→ TASK DESCRIPTION: In the copy, include every entry exactly but none of the pictures.

Start RECORDS PROVIDED

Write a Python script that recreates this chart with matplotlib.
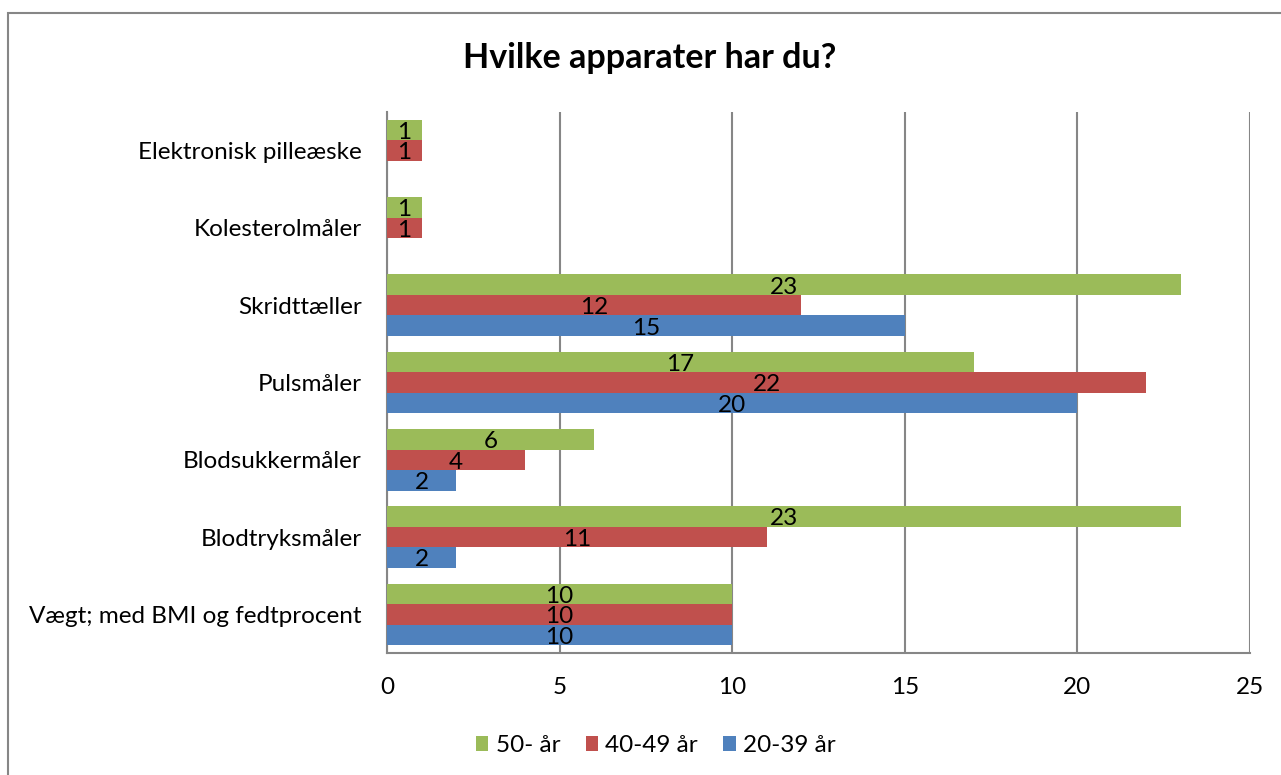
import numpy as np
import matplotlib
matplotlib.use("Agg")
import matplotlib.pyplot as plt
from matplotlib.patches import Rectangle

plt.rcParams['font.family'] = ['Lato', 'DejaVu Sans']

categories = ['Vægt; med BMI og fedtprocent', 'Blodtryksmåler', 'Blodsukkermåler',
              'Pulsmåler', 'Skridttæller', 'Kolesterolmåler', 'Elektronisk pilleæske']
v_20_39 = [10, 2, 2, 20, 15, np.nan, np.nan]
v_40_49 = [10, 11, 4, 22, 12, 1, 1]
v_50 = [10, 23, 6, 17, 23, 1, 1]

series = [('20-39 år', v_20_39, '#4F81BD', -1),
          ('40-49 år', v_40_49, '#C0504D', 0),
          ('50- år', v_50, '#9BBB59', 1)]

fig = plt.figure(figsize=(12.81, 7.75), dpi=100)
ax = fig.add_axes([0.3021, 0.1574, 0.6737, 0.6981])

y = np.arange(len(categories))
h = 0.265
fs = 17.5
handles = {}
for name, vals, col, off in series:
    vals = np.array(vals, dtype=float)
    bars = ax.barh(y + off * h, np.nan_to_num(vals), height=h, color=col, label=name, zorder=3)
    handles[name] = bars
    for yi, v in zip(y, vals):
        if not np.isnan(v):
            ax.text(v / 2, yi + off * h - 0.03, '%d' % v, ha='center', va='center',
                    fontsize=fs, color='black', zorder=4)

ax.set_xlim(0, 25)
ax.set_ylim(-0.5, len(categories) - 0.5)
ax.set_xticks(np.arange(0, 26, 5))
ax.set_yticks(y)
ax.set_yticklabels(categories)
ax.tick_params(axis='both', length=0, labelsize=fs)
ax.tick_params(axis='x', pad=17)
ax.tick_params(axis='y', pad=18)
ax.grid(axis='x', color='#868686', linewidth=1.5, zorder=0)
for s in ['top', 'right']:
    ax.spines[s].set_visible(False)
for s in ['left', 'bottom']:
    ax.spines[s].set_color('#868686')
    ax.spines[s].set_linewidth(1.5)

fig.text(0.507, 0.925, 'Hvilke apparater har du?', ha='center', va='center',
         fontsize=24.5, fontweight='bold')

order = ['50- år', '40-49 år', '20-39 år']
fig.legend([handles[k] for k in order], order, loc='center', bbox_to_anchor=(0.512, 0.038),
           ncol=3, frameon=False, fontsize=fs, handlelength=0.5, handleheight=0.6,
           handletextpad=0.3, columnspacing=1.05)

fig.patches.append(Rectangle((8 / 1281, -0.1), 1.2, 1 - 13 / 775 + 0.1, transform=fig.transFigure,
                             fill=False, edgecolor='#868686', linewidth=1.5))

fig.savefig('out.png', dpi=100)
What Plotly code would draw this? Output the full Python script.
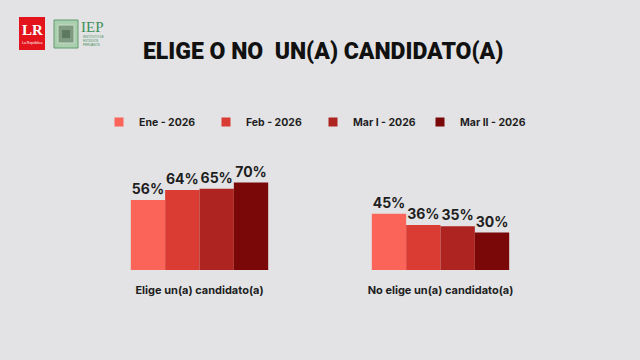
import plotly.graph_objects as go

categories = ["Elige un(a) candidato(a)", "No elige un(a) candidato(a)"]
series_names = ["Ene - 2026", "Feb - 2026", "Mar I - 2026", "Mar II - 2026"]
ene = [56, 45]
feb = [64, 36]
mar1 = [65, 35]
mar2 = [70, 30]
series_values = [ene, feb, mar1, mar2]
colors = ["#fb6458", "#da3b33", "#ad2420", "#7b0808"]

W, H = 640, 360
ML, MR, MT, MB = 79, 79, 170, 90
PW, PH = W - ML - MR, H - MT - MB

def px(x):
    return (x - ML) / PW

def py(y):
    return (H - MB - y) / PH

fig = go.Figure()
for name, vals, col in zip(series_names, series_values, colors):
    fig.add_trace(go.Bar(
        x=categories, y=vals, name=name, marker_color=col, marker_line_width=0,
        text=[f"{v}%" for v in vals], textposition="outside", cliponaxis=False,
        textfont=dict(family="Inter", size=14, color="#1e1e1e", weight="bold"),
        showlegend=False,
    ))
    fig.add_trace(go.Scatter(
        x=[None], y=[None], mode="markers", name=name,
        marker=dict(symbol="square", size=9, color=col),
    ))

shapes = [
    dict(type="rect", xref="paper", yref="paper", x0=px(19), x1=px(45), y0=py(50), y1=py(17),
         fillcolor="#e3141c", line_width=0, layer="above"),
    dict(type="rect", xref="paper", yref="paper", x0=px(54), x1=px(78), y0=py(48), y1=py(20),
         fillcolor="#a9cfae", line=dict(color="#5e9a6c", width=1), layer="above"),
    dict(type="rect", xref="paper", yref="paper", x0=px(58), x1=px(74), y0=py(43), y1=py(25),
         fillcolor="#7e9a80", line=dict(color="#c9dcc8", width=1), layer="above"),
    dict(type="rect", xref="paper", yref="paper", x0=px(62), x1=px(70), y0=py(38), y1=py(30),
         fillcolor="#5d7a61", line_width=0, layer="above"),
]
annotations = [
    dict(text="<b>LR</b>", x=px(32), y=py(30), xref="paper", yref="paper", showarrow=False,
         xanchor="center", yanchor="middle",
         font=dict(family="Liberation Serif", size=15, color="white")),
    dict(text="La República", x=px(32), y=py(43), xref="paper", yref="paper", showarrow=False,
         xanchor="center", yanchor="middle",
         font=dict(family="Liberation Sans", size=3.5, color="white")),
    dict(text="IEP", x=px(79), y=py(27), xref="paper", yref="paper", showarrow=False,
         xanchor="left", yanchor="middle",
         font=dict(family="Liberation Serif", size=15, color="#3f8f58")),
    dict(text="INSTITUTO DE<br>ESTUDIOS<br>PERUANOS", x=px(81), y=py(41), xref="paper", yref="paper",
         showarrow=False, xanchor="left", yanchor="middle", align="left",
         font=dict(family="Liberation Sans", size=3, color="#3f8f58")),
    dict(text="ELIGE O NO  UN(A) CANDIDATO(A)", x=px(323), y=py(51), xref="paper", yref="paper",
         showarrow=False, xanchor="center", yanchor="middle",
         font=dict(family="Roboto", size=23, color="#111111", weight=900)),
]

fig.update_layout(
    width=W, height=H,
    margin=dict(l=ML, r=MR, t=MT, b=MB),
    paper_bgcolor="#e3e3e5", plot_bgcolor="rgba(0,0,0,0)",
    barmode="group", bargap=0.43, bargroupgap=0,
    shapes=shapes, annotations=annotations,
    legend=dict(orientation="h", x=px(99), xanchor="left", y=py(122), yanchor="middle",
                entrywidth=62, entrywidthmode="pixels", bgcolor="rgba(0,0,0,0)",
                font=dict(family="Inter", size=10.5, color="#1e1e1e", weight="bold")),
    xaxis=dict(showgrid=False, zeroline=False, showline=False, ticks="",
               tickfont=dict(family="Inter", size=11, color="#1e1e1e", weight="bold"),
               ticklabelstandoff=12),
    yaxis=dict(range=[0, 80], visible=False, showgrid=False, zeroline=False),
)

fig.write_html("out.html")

End RECORDS PROVIDED

→ FINAL ANSWER:
Write a Python script that recreates this chart with matplotlib.
import numpy as np
import matplotlib
matplotlib.use("Agg")
import matplotlib.pyplot as plt
from matplotlib.patches import Rectangle

plt.rcParams['font.family'] = ['Lato', 'DejaVu Sans']

categories = ['Vægt; med BMI og fedtprocent', 'Blodtryksmåler', 'Blodsukkermåler',
              'Pulsmåler', 'Skridttæller', 'Kolesterolmåler', 'Elektronisk pilleæske']
v_20_39 = [10, 2, 2, 20, 15, np.nan, np.nan]
v_40_49 = [10, 11, 4, 22, 12, 1, 1]
v_50 = [10, 23, 6, 17, 23, 1, 1]

series = [('20-39 år', v_20_39, '#4F81BD', -1),
          ('40-49 år', v_40_49, '#C0504D', 0),
          ('50- år', v_50, '#9BBB59', 1)]

fig = plt.figure(figsize=(12.81, 7.75), dpi=100)
ax = fig.add_axes([0.3021, 0.1574, 0.6737, 0.6981])

y = np.arange(len(categories))
h = 0.265
fs = 17.5
handles = {}
for name, vals, col, off in series:
    vals = np.array(vals, dtype=float)
    bars = ax.barh(y + off * h, np.nan_to_num(vals), height=h, color=col, label=name, zorder=3)
    handles[name] = bars
    for yi, v in zip(y, vals):
        if not np.isnan(v):
            ax.text(v / 2, yi + off * h - 0.03, '%d' % v, ha='center', va='center',
                    fontsize=fs, color='black', zorder=4)

ax.set_xlim(0, 25)
ax.set_ylim(-0.5, len(categories) - 0.5)
ax.set_xticks(np.arange(0, 26, 5))
ax.set_yticks(y)
ax.set_yticklabels(categories)
ax.tick_params(axis='both', length=0, labelsize=fs)
ax.tick_params(axis='x', pad=17)
ax.tick_params(axis='y', pad=18)
ax.grid(axis='x', color='#868686', linewidth=1.5, zorder=0)
for s in ['top', 'right']:
    ax.spines[s].set_visible(False)
for s in ['left', 'bottom']:
    ax.spines[s].set_color('#868686')
    ax.spines[s].set_linewidth(1.5)

fig.text(0.507, 0.925, 'Hvilke apparater har du?', ha='center', va='center',
         fontsize=24.5, fontweight='bold')

order = ['50- år', '40-49 år', '20-39 år']
fig.legend([handles[k] for k in order], order, loc='center', bbox_to_anchor=(0.512, 0.038),
           ncol=3, frameon=False, fontsize=fs, handlelength=0.5, handleheight=0.6,
           handletextpad=0.3, columnspacing=1.05)

fig.patches.append(Rectangle((8 / 1281, -0.1), 1.2, 1 - 13 / 775 + 0.1, transform=fig.transFigure,
                             fill=False, edgecolor='#868686', linewidth=1.5))

fig.savefig('out.png', dpi=100)
What Plotly code would draw this? Output the full Python script.
import plotly.graph_objects as go

categories = ["Elige un(a) candidato(a)", "No elige un(a) candidato(a)"]
series_names = ["Ene - 2026", "Feb - 2026", "Mar I - 2026", "Mar II - 2026"]
ene = [56, 45]
feb = [64, 36]
mar1 = [65, 35]
mar2 = [70, 30]
series_values = [ene, feb, mar1, mar2]
colors = ["#fb6458", "#da3b33", "#ad2420", "#7b0808"]

W, H = 640, 360
ML, MR, MT, MB = 79, 79, 170, 90
PW, PH = W - ML - MR, H - MT - MB

def px(x):
    return (x - ML) / PW

def py(y):
    return (H - MB - y) / PH

fig = go.Figure()
for name, vals, col in zip(series_names, series_values, colors):
    fig.add_trace(go.Bar(
        x=categories, y=vals, name=name, marker_color=col, marker_line_width=0,
        text=[f"{v}%" for v in vals], textposition="outside", cliponaxis=False,
        textfont=dict(family="Inter", size=14, color="#1e1e1e", weight="bold"),
        showlegend=False,
    ))
    fig.add_trace(go.Scatter(
        x=[None], y=[None], mode="markers", name=name,
        marker=dict(symbol="square", size=9, color=col),
    ))

shapes = [
    dict(type="rect", xref="paper", yref="paper", x0=px(19), x1=px(45), y0=py(50), y1=py(17),
         fillcolor="#e3141c", line_width=0, layer="above"),
    dict(type="rect", xref="paper", yref="paper", x0=px(54), x1=px(78), y0=py(48), y1=py(20),
         fillcolor="#a9cfae", line=dict(color="#5e9a6c", width=1), layer="above"),
    dict(type="rect", xref="paper", yref="paper", x0=px(58), x1=px(74), y0=py(43), y1=py(25),
         fillcolor="#7e9a80", line=dict(color="#c9dcc8", width=1), layer="above"),
    dict(type="rect", xref="paper", yref="paper", x0=px(62), x1=px(70), y0=py(38), y1=py(30),
         fillcolor="#5d7a61", line_width=0, layer="above"),
]
annotations = [
    dict(text="<b>LR</b>", x=px(32), y=py(30), xref="paper", yref="paper", showarrow=False,
         xanchor="center", yanchor="middle",
         font=dict(family="Liberation Serif", size=15, color="white")),
    dict(text="La República", x=px(32), y=py(43), xref="paper", yref="paper", showarrow=False,
         xanchor="center", yanchor="middle",
         font=dict(family="Liberation Sans", size=3.5, color="white")),
    dict(text="IEP", x=px(79), y=py(27), xref="paper", yref="paper", showarrow=False,
         xanchor="left", yanchor="middle",
         font=dict(family="Liberation Serif", size=15, color="#3f8f58")),
    dict(text="INSTITUTO DE<br>ESTUDIOS<br>PERUANOS", x=px(81), y=py(41), xref="paper", yref="paper",
         showarrow=False, xanchor="left", yanchor="middle", align="left",
         font=dict(family="Liberation Sans", size=3, color="#3f8f58")),
    dict(text="ELIGE O NO  UN(A) CANDIDATO(A)", x=px(323), y=py(51), xref="paper", yref="paper",
         showarrow=False, xanchor="center", yanchor="middle",
         font=dict(family="Roboto", size=23, color="#111111", weight=900)),
]

fig.update_layout(
    width=W, height=H,
    margin=dict(l=ML, r=MR, t=MT, b=MB),
    paper_bgcolor="#e3e3e5", plot_bgcolor="rgba(0,0,0,0)",
    barmode="group", bargap=0.43, bargroupgap=0,
    shapes=shapes, annotations=annotations,
    legend=dict(orientation="h", x=px(99), xanchor="left", y=py(122), yanchor="middle",
                entrywidth=62, entrywidthmode="pixels", bgcolor="rgba(0,0,0,0)",
                font=dict(family="Inter", size=10.5, color="#1e1e1e", weight="bold")),
    xaxis=dict(showgrid=False, zeroline=False, showline=False, ticks="",
               tickfont=dict(family="Inter", size=11, color="#1e1e1e", weight="bold"),
               ticklabelstandoff=12),
    yaxis=dict(range=[0, 80], visible=False, showgrid=False, zeroline=False),
)

fig.write_html("out.html")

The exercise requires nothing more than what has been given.